A staggering 16 billion login credentials from platforms like Google, Apple, Facebook, Telegram, and GitHub have surfaced across 30 unsecured databases, marking the biggest compilation in cyber history. Primarily sourced from recent infostealer malware — not a single breach—the data mixes overlaps with fresh logs, including tokens and cookies, exposing users worldwide.
This isn't recycled trash; its recency and scale hand cybercriminals a goldmine for exploitation. The importance hits hard: attackers now turbocharge credential stuffing, testing leaks across sites for account takeovers, while fueling identity theft, targeted phishing, and ransomware.
In India, Gmail, government portals, and VPNs bear the brunt, threatening journalists and professionals in high-stakes fields like cybersecurity investigations.
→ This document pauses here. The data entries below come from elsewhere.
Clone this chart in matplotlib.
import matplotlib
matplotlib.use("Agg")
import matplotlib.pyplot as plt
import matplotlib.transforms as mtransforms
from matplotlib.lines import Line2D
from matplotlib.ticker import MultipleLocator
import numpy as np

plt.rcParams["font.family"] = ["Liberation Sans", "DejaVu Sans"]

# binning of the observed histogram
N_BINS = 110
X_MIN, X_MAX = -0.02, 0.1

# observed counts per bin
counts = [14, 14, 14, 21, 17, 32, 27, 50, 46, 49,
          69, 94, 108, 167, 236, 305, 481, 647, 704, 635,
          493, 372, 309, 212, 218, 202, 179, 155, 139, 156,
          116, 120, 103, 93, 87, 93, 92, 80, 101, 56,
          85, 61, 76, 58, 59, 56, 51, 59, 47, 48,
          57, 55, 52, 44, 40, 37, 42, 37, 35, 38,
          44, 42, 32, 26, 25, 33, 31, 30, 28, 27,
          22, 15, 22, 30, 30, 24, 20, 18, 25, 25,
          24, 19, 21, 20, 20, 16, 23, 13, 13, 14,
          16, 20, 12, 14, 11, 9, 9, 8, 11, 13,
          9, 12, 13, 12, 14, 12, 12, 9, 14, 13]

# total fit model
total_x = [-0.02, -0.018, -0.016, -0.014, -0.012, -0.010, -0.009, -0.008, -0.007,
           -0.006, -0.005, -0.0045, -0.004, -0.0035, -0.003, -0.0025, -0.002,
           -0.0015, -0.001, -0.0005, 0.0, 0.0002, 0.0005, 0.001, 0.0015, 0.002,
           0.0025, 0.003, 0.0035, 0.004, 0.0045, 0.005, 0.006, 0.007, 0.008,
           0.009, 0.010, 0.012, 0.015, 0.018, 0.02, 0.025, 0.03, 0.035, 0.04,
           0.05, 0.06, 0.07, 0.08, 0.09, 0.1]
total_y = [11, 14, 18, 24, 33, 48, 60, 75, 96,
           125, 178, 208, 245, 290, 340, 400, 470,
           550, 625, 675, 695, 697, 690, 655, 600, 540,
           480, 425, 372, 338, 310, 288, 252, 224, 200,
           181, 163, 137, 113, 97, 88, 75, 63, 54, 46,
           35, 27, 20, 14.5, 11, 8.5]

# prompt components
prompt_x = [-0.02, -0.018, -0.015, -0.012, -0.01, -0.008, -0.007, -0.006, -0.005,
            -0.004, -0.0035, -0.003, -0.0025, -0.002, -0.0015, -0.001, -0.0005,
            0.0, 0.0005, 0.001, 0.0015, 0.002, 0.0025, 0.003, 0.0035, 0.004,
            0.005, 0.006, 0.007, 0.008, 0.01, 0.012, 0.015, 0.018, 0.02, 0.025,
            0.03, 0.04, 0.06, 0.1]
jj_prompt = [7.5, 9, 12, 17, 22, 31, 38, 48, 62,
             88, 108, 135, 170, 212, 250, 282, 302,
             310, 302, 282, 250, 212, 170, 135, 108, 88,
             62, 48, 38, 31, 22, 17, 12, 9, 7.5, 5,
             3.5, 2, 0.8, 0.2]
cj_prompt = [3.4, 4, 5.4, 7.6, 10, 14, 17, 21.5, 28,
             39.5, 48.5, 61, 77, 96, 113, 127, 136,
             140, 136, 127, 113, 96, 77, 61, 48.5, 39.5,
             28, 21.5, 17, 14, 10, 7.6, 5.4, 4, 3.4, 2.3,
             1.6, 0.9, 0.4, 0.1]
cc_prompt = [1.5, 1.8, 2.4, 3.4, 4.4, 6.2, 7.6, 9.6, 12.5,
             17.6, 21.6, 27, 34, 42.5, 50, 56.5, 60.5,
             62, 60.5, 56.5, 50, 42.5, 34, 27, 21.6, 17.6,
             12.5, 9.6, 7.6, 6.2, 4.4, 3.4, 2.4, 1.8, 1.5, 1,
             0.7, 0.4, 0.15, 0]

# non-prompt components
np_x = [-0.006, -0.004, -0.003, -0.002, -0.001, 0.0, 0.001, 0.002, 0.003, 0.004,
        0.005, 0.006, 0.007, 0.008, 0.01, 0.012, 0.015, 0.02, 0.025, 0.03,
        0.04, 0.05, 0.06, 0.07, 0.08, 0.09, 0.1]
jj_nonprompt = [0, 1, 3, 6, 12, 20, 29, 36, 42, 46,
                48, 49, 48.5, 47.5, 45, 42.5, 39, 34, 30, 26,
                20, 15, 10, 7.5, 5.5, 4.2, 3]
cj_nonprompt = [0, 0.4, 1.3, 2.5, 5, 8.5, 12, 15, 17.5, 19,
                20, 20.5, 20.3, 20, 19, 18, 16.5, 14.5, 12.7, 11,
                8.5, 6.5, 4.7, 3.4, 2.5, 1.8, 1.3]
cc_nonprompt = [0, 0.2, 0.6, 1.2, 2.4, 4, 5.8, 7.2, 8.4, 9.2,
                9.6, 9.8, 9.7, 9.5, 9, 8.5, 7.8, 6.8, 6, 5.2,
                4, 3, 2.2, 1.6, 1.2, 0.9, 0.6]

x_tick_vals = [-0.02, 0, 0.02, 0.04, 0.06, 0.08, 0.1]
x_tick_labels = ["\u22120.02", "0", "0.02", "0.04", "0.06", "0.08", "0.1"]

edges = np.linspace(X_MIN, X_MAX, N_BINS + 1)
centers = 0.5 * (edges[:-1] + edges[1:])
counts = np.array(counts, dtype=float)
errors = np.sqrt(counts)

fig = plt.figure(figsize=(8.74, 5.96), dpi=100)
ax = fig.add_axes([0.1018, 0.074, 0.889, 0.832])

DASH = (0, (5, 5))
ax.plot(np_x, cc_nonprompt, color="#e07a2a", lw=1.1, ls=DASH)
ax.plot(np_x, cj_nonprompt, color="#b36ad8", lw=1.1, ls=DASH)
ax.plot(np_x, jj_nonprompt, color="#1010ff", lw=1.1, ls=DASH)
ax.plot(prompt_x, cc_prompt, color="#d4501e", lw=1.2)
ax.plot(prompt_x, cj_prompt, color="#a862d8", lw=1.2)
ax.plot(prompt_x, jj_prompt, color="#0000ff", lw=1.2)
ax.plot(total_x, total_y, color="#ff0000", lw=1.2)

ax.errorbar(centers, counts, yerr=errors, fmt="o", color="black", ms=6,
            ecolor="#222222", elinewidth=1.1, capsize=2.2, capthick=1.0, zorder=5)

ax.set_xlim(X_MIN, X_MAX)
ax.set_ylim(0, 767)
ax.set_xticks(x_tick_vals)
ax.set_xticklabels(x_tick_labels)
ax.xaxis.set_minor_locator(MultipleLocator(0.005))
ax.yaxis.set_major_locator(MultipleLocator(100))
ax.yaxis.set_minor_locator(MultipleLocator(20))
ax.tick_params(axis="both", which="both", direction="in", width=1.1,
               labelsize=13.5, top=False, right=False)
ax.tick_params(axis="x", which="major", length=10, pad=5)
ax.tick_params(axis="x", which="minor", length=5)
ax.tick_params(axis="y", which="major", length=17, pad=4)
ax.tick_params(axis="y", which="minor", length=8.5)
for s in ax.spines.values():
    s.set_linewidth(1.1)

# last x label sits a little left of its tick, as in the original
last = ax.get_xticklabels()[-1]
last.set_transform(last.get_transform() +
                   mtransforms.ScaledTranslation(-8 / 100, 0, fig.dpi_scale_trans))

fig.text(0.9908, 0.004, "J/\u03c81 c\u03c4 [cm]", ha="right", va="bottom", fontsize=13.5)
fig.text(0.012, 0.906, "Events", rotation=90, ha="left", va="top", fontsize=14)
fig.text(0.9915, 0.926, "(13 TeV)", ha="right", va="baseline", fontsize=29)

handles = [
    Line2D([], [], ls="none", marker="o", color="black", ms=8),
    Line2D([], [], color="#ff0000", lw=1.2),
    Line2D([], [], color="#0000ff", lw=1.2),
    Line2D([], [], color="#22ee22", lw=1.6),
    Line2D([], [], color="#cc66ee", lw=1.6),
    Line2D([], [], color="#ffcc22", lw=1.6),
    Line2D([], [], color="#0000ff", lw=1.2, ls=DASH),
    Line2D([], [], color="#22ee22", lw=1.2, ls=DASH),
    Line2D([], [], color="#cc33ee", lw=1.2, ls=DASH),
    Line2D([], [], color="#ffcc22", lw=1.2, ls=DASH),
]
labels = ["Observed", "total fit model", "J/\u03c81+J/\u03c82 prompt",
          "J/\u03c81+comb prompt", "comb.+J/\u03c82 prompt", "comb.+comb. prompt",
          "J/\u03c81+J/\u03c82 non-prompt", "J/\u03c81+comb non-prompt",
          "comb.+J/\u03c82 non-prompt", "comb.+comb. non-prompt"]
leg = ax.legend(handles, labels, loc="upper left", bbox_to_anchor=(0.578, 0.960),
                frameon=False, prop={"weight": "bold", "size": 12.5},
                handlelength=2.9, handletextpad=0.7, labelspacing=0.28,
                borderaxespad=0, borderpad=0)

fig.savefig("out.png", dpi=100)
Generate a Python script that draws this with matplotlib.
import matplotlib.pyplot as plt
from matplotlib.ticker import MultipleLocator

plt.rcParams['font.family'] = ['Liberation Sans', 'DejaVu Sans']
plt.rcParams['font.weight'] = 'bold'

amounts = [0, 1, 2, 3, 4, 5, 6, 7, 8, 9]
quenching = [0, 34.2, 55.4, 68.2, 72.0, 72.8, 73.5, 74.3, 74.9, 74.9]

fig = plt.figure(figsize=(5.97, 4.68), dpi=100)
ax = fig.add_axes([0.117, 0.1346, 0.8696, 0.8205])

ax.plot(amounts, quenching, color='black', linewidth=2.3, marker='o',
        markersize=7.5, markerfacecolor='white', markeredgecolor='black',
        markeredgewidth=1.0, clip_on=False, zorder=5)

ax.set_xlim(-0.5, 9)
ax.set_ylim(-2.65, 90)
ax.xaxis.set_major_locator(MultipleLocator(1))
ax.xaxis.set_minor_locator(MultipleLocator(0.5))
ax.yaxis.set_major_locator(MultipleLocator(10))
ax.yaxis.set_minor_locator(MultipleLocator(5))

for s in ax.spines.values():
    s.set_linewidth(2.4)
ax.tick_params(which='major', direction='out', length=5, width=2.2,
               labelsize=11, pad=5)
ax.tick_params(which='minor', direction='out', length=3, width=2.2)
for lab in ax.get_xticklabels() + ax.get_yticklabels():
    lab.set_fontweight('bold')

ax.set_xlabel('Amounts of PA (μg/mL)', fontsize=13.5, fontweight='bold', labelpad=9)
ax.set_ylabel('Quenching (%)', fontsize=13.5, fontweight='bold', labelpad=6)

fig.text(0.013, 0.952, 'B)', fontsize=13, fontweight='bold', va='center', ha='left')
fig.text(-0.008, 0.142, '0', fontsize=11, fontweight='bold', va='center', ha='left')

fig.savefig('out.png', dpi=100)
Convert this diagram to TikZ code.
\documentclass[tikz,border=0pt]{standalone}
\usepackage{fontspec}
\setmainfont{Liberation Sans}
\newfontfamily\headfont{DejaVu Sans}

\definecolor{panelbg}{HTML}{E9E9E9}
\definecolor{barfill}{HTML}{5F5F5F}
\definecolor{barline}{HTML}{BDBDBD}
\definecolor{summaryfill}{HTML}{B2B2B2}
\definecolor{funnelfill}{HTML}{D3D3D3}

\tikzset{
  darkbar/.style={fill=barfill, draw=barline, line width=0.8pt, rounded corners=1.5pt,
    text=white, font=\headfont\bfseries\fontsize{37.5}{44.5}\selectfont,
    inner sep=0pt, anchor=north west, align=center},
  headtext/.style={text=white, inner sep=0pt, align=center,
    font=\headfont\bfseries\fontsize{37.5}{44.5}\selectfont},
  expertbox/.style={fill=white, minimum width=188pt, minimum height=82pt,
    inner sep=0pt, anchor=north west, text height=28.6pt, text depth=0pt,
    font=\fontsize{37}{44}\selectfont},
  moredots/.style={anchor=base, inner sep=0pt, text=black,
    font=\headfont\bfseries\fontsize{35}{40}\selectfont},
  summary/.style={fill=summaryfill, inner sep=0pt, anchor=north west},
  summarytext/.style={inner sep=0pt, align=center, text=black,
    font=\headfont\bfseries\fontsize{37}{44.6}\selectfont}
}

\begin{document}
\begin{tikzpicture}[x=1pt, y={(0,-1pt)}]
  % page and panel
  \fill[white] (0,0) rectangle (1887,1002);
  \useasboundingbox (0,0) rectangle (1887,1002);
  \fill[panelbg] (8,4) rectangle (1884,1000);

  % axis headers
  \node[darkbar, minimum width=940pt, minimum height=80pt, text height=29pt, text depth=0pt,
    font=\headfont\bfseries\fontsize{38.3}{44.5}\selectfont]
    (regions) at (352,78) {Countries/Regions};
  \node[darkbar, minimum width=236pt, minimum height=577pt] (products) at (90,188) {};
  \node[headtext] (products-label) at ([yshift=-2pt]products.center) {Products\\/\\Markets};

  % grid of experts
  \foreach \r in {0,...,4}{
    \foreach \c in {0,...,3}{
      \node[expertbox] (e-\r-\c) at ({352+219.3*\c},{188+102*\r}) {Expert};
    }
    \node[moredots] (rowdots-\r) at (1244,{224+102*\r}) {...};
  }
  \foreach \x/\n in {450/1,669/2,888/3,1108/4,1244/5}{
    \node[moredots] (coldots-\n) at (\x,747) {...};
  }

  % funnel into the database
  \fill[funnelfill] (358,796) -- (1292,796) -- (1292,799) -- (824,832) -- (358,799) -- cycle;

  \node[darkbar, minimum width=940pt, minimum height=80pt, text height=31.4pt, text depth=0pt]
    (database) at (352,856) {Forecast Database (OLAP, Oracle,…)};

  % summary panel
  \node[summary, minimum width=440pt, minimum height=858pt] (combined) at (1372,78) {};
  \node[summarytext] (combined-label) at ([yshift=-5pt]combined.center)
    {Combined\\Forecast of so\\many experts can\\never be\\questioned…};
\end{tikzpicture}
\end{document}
Likely impacts include widespread financial losses, corporate espionage, and eroded trust in digital services amid rising infostealer threats. In this hyper-digital era, the leak underscores cybersecurity's fragility — passwords alone crumble against malware armies, demanding systemic shifts beyond reactive fixes.
Implications scream urgency: without MFA ubiquity and zero-trust models, breaches cascade into national security risks, amplifying vulnerabilities in AI-driven, interconnected worlds. The way out? Mandate unique strong passwords via managers, enforce MFA everywhere, scan for infostealers, and pivot to passkeys—victory demands vigilance, not surrender.
WE CANNOT AFFORD TO LOSE TO THE CYBER CROOKS. ARM UP NOW OR PAY FOREVER!